The Corner

Discrediting the Discreditors

I haven’t read Jerome Corsi’s book, Obama Nation, so I’m not going to defend it from the criticism it’s been getting. However, I can say with confidence that much of the criticism it’s been getting — yesterday in the NYT and today in the Washington Post – seems itself suspect. What we have here is the mainstream media attempting to discredit attempts to discredit Obama, and in the process they are discrediting themselves. Today’s Washington Post story “New Books Aim To Unweave the Obama Narrative,” by Eli Saslow contains this gem:

In 2004, Corsi co-wrote “Unfit for Command,” in which Swift boat veterans criticized Sen. John F. Kerry’s Vietnam War record. That book was also widely disproved.

Um, really? While I think it’s true that not every claim surrounding the dozens and dozens of questions the Swift Vets’ book posed about Kerry’s military record is 100 percent accurate, saying it was “widely disproved” is a bit much. Does the Post have some compelling explanation for how Kerry earned three purple hearts in the span of four months without spending a day in the infirmary? Can they explain how his nonexistent trip to Cambodia was “seared” in his memory? The way Kerry unfairly smeared his commanding officer in Brinkley’s Tour of Duty book such that corrections had to be made for the paperback? Can they explain how he testified to Congress of widespread atrocities committed by American soldiers, entirely without evidence? His high-level participation in an anti-war protest group that spoke openly of assassinating U.S. Senators? etc. At some point, people ought to acknowledge that the Swift Vets charges were effective because there was, in fact, a lot of truth behind them.

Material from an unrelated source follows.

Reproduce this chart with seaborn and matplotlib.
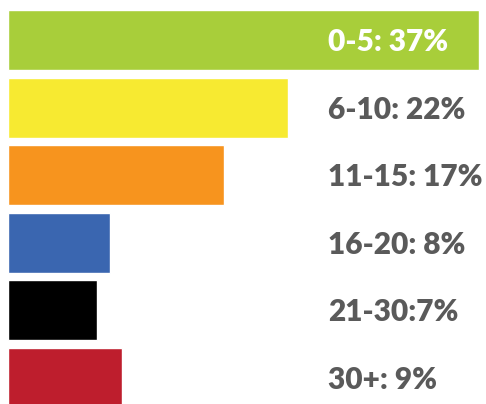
import matplotlib
matplotlib.use("Agg")
import matplotlib.pyplot as plt
import seaborn as sns

groups = ["0-5", "6-10", "11-15", "16-20", "21-30", "30+"]
shares = [37, 22, 17, 8, 7, 9]
labels = ["0-5: 37%", "6-10: 22%", "11-15: 17%", "16-20: 8%", "21-30:7%", "30+: 9%"]
colors = ["#a8ce3a", "#f7ea31", "#f7941e", "#3a66b0", "#000000", "#be1e2d"]
label_colors = ["white", "#5a5a5a", "#5a5a5a", "#5a5a5a", "#5a5a5a", "#5a5a5a"]

sns.set_style("white")
plt.rcParams['font.family'] = ['Lato', 'DejaVu Sans']

fig = plt.figure(figsize=(4.86, 4.04), dpi=100)
ax = fig.add_axes([0, 0, 1, 1])

sns.barplot(x=shares, y=groups, hue=groups, palette=colors, width=0.888,
            legend=False, saturation=1, ax=ax)

# pixel scale: ~12.7 px per percent, bars start at 8 px
s = 12.72
ax.set_xlim(-8 / s, (486 - 8) / s)
ax.set_ylim((404 - 40) / 67.6, -40 / 67.6)

for i, (txt, c) in enumerate(zip(labels, label_colors)):
    ax.text((328 - 8) / s, i + 0.03, txt, color=c, fontsize=21.5,
            fontweight='heavy', ha='left', va='center')

ax.axis('off')
fig.savefig("out.png", dpi=100)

What’s going on with the Swift Vets is nothing less than an attempt to completely rewrite history. Once the media is done tar and feathering the swift vets understandable concerns about Kerry’s miltary record as entirely invented — they then have the gall to use the swift vets example as an example to dismiss all other criticism of Democratic politicians.

Suffering collateral damage here is our own David Freddoso, whose book The Case Against Barack Obama I’m more familiar with and I can vouch for. Also in the Washington Post article:

Authors of the other anti-Obama books were similarly forthcoming about their motives. They wanted not just to analyze Obama but to debunk him, they wrote. In the introduction to “The Case Against Barack Obama,” Freddoso says he felt compelled by duty: “As it became clear that he was going to win the Democratic nomination for president, it seemed irresponsible to stand by as so many were offering admiration, piety, even worship to — of all things — a politician. Because the idea of Barack Obama as a reformer is a great lie.”

Saslow doesn’t say it, but the clear implication is that Freddoso’s motives are suspect. Since when does a member of the press who suggests that a politician shouldn’t be lionized get accused of having suspect motives? As for Freddoso’s suggestion that Obama as reformer is a “great lie” — that is a verifiable, if also debatable, claim. And it’s one that Freddoso makes compellingly and at length in his book. I’d love to see spectacle that would ensue if Saslow stopped attacking Freddoso’s motives and countered his book by making the case that a card carrying member of the Chicago political machine and unaccomplished Senator is a reformer.